Economia Politica Zoom

I poveri del Golfo vogliono più dell’unità

L’opinione di Al-Quds al-Arabi (21/02/2012) – Traduzione di Carlotta Caldonazzo

E’ iniziata oggi a Riyadh la riunione tra i ministri degli esteri dei paesi membri del Consiglio di cooperazione del Golfo (Ccg), durante la quale verrà discussa la proposta avanzata all’ultimo vertice dal re saudita Abdallah bin Abdelaziz. Questi aveva infatti chiesto di trasformare la struttura del Ccg di semplice organismo di cooperazione tra i membri verso una maggiore coesione, sul modello europeo.

Indubbiamente una buona proposta, ma che tarda a venire ed è arrivata in un momento difficile per il Ccg, in cui i legami tra i paesi membri si sono indeboliti rispetto all’epoca della fondazione del consiglio, circa 30 anni fa.

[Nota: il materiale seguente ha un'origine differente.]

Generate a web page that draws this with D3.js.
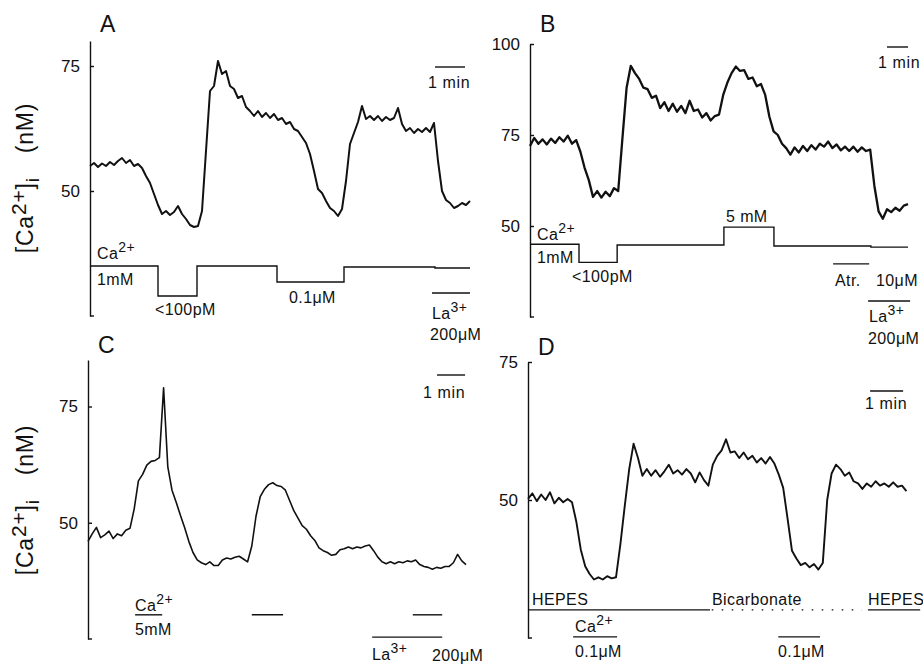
<!DOCTYPE html>
<html>
<head>
<meta charset="utf-8">
<script src="https://cdn.jsdelivr.net/npm/d3@7"></script>
<style>
  body { margin: 0; background: #fff; }
  text { font-family: "Liberation Sans", Arial, sans-serif; fill: #111; }
</style>
</head>
<body>
<div id="fig"></div>
<script>
// [Ca2+]i traces in nM, one value every dt seconds

// A: removal of external Ca2+ / La3+
const dtA = 8;
const caA = [55.0, 55.6, 54.8, 55.5, 55.0, 55.8, 55.2, 56.0, 56.6, 55.6, 56.2, 55.0, 55.4, 54.6, 53.0, 51.6,
  49.4, 47.2, 45.4, 46.0, 45.2, 45.8, 47.0, 45.4, 44.4, 43.2, 42.8, 43.0, 46.0, 58.0, 70.0, 71.0,
  76.0, 73.4, 74.0, 71.0, 70.4, 68.6, 69.0, 66.8, 66.0, 65.0, 66.0, 64.8, 65.6, 64.6, 65.4, 64.2,
  64.6, 63.4, 63.8, 62.4, 62.0, 60.8, 59.6, 57.4, 54.0, 50.4, 49.6, 48.0, 46.6, 46.0, 45.0, 46.4,
  52.0, 59.4, 61.6, 63.8, 67.0, 64.4, 65.0, 64.2, 65.0, 64.0, 64.8, 64.2, 64.6, 66.6, 63.4, 62.0,
  62.6, 61.6, 62.4, 61.8, 62.6, 61.8, 63.6, 56.0, 50.0, 48.2, 47.6, 46.6, 47.0, 47.6, 47.2, 48.0];
const stimA_t = [0, 136, 214, 374, 508, 690, 760];
const stimA_v = [35, 29, 35, 31.8, 34.8, 34.6, 34.6];

// B: Ca2+ steps, atropine, La3+
const dtB = 12;
const caB = [72.0, 74.2, 72.6, 73.8, 72.4, 74.0, 72.8, 74.4, 73.2, 74.8, 72.6, 73.6, 70.4, 66.0, 62.6, 58.0,
  59.6, 57.8, 59.4, 58.2, 60.4, 59.6, 74.0, 88.0, 94.0, 92.0, 90.4, 88.0, 87.6, 85.2, 85.8, 82.4,
  84.0, 81.6, 83.6, 81.4, 83.0, 81.0, 84.4, 81.6, 82.0, 79.8, 81.0, 79.0, 80.2, 80.6, 86.0, 89.4,
  92.0, 93.8, 92.6, 92.8, 90.4, 90.8, 88.4, 89.0, 86.0, 80.0, 76.0, 75.0, 72.6, 71.4, 69.6, 71.6,
  70.2, 72.0, 70.6, 72.2, 71.0, 72.6, 71.8, 73.2, 71.4, 72.4, 70.8, 71.8, 70.6, 71.8, 70.4, 71.6,
  70.6, 71.0, 61.0, 54.0, 52.0, 54.6, 53.8, 55.0, 54.2, 55.6, 56.0];
const stimB_t = [0, 140, 249, 554, 697, 974, 1080];
const stimB_v = [45, 40, 44.8, 49.7, 44.5, 44.2, 44.2];

// C: 5 mM Ca2+ pulses, La3+
const dtC = 9;
const caC = [46.0, 47.6, 49.0, 46.8, 47.4, 48.2, 46.6, 47.6, 47.2, 48.4, 48.8, 53.0, 59.0, 60.4, 62.4, 63.2,
  63.4, 64.0, 79.0, 62.0, 57.0, 54.4, 51.6, 49.0, 46.0, 43.6, 42.0, 41.4, 41.0, 41.6, 40.8, 40.8,
  42.0, 42.4, 42.2, 42.6, 42.8, 42.2, 41.6, 45.0, 51.4, 55.6, 57.2, 58.2, 58.6, 58.0, 57.8, 57.0,
  54.8, 52.6, 51.0, 49.4, 48.6, 47.2, 46.2, 44.6, 44.0, 43.6, 43.0, 43.2, 44.2, 44.4, 44.8, 44.4,
  44.8, 44.6, 45.0, 45.2, 44.0, 42.6, 41.6, 41.2, 41.6, 41.2, 41.6, 41.4, 41.8, 41.6, 42.0, 41.0,
  40.6, 40.4, 40.0, 40.4, 40.2, 40.6, 40.6, 41.4, 43.2, 41.8, 41.0];
const barsC = [[101, 159], [351, 418], [696, 759]];
const laC = [609, 759];

// D: HEPES vs bicarbonate buffer
const dtD = 8;
const caD = [50.2, 51.2, 49.8, 51.0, 50.0, 51.4, 49.4, 50.4, 49.6, 50.2, 49.6, 46.0, 41.0, 38.0, 36.6, 35.6,
  36.0, 35.6, 36.2, 35.8, 36.0, 42.0, 49.0, 55.6, 60.2, 57.6, 54.4, 55.6, 54.4, 55.4, 54.2, 55.2,
  56.4, 54.8, 55.4, 54.6, 55.6, 54.8, 53.2, 55.0, 53.6, 52.6, 56.4, 58.0, 59.0, 61.0, 58.6, 58.8,
  57.6, 58.6, 57.4, 58.0, 56.8, 57.6, 56.6, 57.8, 56.6, 54.6, 52.2, 46.6, 40.8, 39.4, 38.2, 38.6,
  37.8, 38.4, 37.4, 38.6, 50.0, 54.8, 56.4, 55.6, 54.4, 55.0, 53.4, 53.0, 52.0, 53.0, 52.4, 53.4,
  52.6, 53.0, 52.4, 53.2, 52.4, 52.6, 51.6];
const barsD = [[82, 162], [455, 531]];
const hepesD = [0, 331];
const bicarbD = [334, 607];
const hepes2D = [618, 713];

const width = 923, height = 667;
const svg = d3.select("#fig").append("svg")
  .attr("width", width)
  .attr("height", height);

const ink = "#111";

function makePanel(p) {
  const x = d3.scaleLinear().domain([0, (p.vals.length - 1) * p.dt]).range(p.xr);
  const y = d3.scaleLinear().domain(p.yd).range(p.yr);
  const g = svg.append("g");

  // axis, ticks pointing inward
  g.append("g")
    .attr("transform", `translate(${p.xr[0]},0)`)
    .call(d3.axisLeft(y).tickValues(p.ticks).tickSize(-4).tickSizeOuter(0).tickPadding(10))
    .call(a => a.selectAll("text").attr("font-size", 17))
    .call(a => a.selectAll("line,path").attr("stroke", ink).attr("stroke-width", 1.4));
  g.append("line")
    .attr("x1", p.xr[0]).attr("x2", p.xr[0] + 4)
    .attr("y1", y(p.yd[0])).attr("y2", y(p.yd[0]))
    .attr("stroke", ink).attr("stroke-width", 1.4);

  // trace
  g.append("path")
    .datum(p.vals)
    .attr("fill", "none")
    .attr("stroke", ink)
    .attr("stroke-width", p.sw)
    .attr("stroke-linejoin", "round")
    .attr("d", d3.line().x((d, i) => x(i * p.dt)).y(d => y(d)));

  // panel letter
  g.append("text").attr("x", p.letter[0]).attr("y", p.letter[1])
    .attr("font-size", 23).text(p.id);

  // 1 min scale bar
  g.append("line")
    .attr("x1", x(p.minBar)).attr("x2", x(p.minBar + 60))
    .attr("y1", p.minY).attr("y2", p.minY)
    .attr("stroke", ink).attr("stroke-width", 1.4);
  g.append("text").attr("x", p.minText[0]).attr("y", p.minText[1])
    .attr("font-size", 16).attr("letter-spacing", 0.6).text("1 min");

  return { x, y, g };
}

function seg(g, x, y, t0, t1, v, dash) {
  g.append("line")
    .attr("x1", x(t0)).attr("x2", x(t1))
    .attr("y1", y(v)).attr("y2", y(v))
    .attr("stroke", ink).attr("stroke-width", 1.4)
    .attr("stroke-dasharray", dash || null);
}

function steps(g, x, y, ts, vs) {
  g.append("path")
    .datum(ts.map((t, i) => [t, vs[i]]))
    .attr("fill", "none")
    .attr("stroke", ink)
    .attr("stroke-width", 1.4)
    .attr("d", d3.line().curve(d3.curveStepAfter).x(d => x(d[0])).y(d => y(d[1])));
}

function label(g, xp, yp, pre, sup, post) {
  const t = g.append("text").attr("x", xp).attr("y", yp).attr("font-size", 16).attr("letter-spacing", 0.4);
  t.append("tspan").text(pre);
  if (sup) t.append("tspan").attr("dy", -7).attr("font-size", 14).text(sup);
  if (post) t.append("tspan").attr("dy", 7).text(post);
}

function yLabel(cx, cy) {
  const t = svg.append("text")
    .attr("transform", `translate(${cx},${cy}) rotate(-90)`)
    .attr("text-anchor", "middle")
    .attr("dy", "0.35em")
    .attr("font-size", 23)
    .attr("letter-spacing", 0.8);
  t.append("tspan").text("[Ca");
  t.append("tspan").attr("dy", -7).attr("font-size", 21).text("2+");
  t.append("tspan").attr("dy", 7).text("]");
  t.append("tspan").attr("dy", 6).attr("font-size", 19).text("i");
  t.append("tspan").attr("dy", -6).attr("dx", 24).text("(nM)");
}

// ---- panel A ----
const A = makePanel({ id: "A", vals: caA, dt: dtA, xr: [90, 470], yd: [25, 80], yr: [316, 41], sw: 2,
  ticks: [50, 75], letter: [100, 32], minBar: 690, minY: 67, minText: [428, 88] });
steps(A.g, A.x, A.y, stimA_t, stimA_v);
seg(A.g, A.x, A.y, 684, 760, 29.6);
label(A.g, 97, 259, "Ca", "2+");
label(A.g, 97, 285, "1mM");
label(A.g, 155, 315, "<100pM");
label(A.g, 289, 303, "0.1μM");
label(A.g, 432, 319, "La", "3+");
label(A.g, 430, 340, "200μM");

// ---- panel B ----
const B = makePanel({ id: "B", vals: caB, dt: dtB, xr: [530, 908], yd: [25, 100], yr: [317, 44], sw: 2.3,
  ticks: [50, 75, 100], letter: [540, 32], minBar: 1020, minY: 47, minText: [878, 68] });
steps(B.g, B.x, B.y, stimB_t, stimB_v);
seg(B.g, B.x, B.y, 866, 969, 39.6);
seg(B.g, B.x, B.y, 966, 1086, 29.4);
label(B.g, 537, 240, "Ca", "2+");
label(B.g, 537, 263, "1mM");
label(B.g, 572, 282, "<100pM");
label(B.g, 726, 222, "5 mM");
label(B.g, 835, 286, "Atr.");
label(B.g, 876, 286, "10μM");
label(B.g, 869, 322, "La", "3+");
label(B.g, 868, 344, "200μM");

// ---- panel C ----
const C = makePanel({ id: "C", vals: caC, dt: dtC, xr: [88, 466], yd: [25, 85], yr: [639, 360], sw: 1.6,
  ticks: [50, 75], letter: [98, 353], minBar: 748, minY: 375, minText: [423, 398] });
barsC.forEach(b => seg(C.g, C.x, C.y, b[0], b[1], 30.2));
seg(C.g, C.x, C.y, laC[0], laC[1], 25.4);
label(C.g, 135, 611, "Ca", "2+");
label(C.g, 135, 635, "5mM");
label(C.g, 372, 660, "La", "3+");
label(C.g, 432, 661, "200μM");

// ---- panel D ----
const D = makePanel({ id: "D", vals: caD, dt: dtD, xr: [528, 906.4], yd: [25, 75], yr: [638, 362], sw: 1.9,
  ticks: [50, 75], letter: [538, 355], minBar: 622, minY: 391, minText: [865, 409] });
seg(D.g, D.x, D.y, hepesD[0], hepesD[1], 30.1);
seg(D.g, D.x, D.y, bicarbD[0], bicarbD[1], 30.1, "1.6,8.4");
seg(D.g, D.x, D.y, hepes2D[0], hepes2D[1], 30.1);
barsD.forEach(b => seg(D.g, D.x, D.y, b[0], b[1], 25.2));
label(D.g, 532, 605, "HEPES");
label(D.g, 712, 605, "Bicarbonate");
label(D.g, 868, 605, "HEPES");
label(D.g, 575, 632, "Ca", "2+");
label(D.g, 575, 657, "0.1μM");
label(D.g, 778, 657, "0.1μM");

// shared y labels on the left column
yLabel(25, 178);
yLabel(25, 500);
</script>
</body>
</html>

Ci sarebbero molte questioni da discutere apertamente e con chiarezza prima di compiere questo grande passo, elaborando studi rigorosi a riguardo, poiché le buone intenzioni da sole, nonostante la loro importanza, non sono sufficienti. Per trasparenza e chiarezza si intende esaminare tutto il percorso del Ccg negli anni passati e definire le cause che hanno portato a non attuare le aspirazioni dei popoli del Golfo. Non è logico infatti saltare dalla cooperazione all’unione in un sol colpo, se l’accordo sulle tariffe doganali tra i paesi membri, una delle questioni più semplici, è ancora oggetto di controversie e ancora non si è riusciti a risolverla nonostante se ne discuta da anni.

Inoltre anche la moneta unica ancora è al centro di discussioni profonde e due paesi, gli Emirati Arabi Uniti e l’Oman, ancora si rifiutano di aderire. Un fatto che delude le speranze soprattutto dopo il rifiuto dell’Arabia Saudita di esaudire la richiesta degli Emirati di ospitare la sede della Banca centrale del Golfo. Non si possono dimenticare d’altra parte le dispute di confine tra gli stati membri del Ccg, che hanno vanificato enormi progetti che avrebbero potuto giocare un ruolo nell’avvicinare i popoli e facilitare la circolazione dei cittadini. In particolare il progetto del ponte che avrebbe dovuto collegare il Qatar e gli Emirati. Forse vale la pena ricordare le crisi tra gli Emirati e l’Arabia Saudita, sfociate nella chiusura delle frontiere, in una fila di camion lunga più di 20 kilometri o nell’impossibilità per i cittadini emiratesi di entrare in territorio saudita solo con la carta d’identità perché Riyadh ha ritenuto errato un documento che include confini che ribadiscono la sovranità degli Emirati all’interno degli stessi confini.

Finché vi saranno simili fratture sarà difficile stabilire una cooperazione, e ancor più un’unione, tra gli stati del Golfo, che pure sono considerati i più omogenei nel mondo arabo sia a livello economico che politico e sociale. Promettere qualcosa e realizzarla sono due concetti distinti. D’altra parte il Ccg ha promesso di stanziare 20 miliardi di dollari per i paesi membri più poveri, ovvero Oman e Bahrein, per aiutarli a soddisfare le richieste dei loro cittadini contro la disoccupazione, per avere opportunità di lavoro, per migliorare i servizi pubblici impedendo che le tensioni sociali sfocino in proteste popolari. Finora nelle casse di questi stati non è entrato neanche un dollaro.

L’Unione Europea, che il Ccg vuole imitare, ha stanziato più di 300 miliardi di dollari per aiutare i governi che affrontano crisi economiche come Grecia o Irlanda. Inoltre ha istituito un fondo doppio per sostenere altri stati come Italia, Spagna e Portogallo. Vedremo forse un atteggiamento simile nei ministri degli esteri del Ccg riuniti oggi a Riyadh? Speriamo di sentire una risposta esplicita a questa domanda nella dichiarazione finale.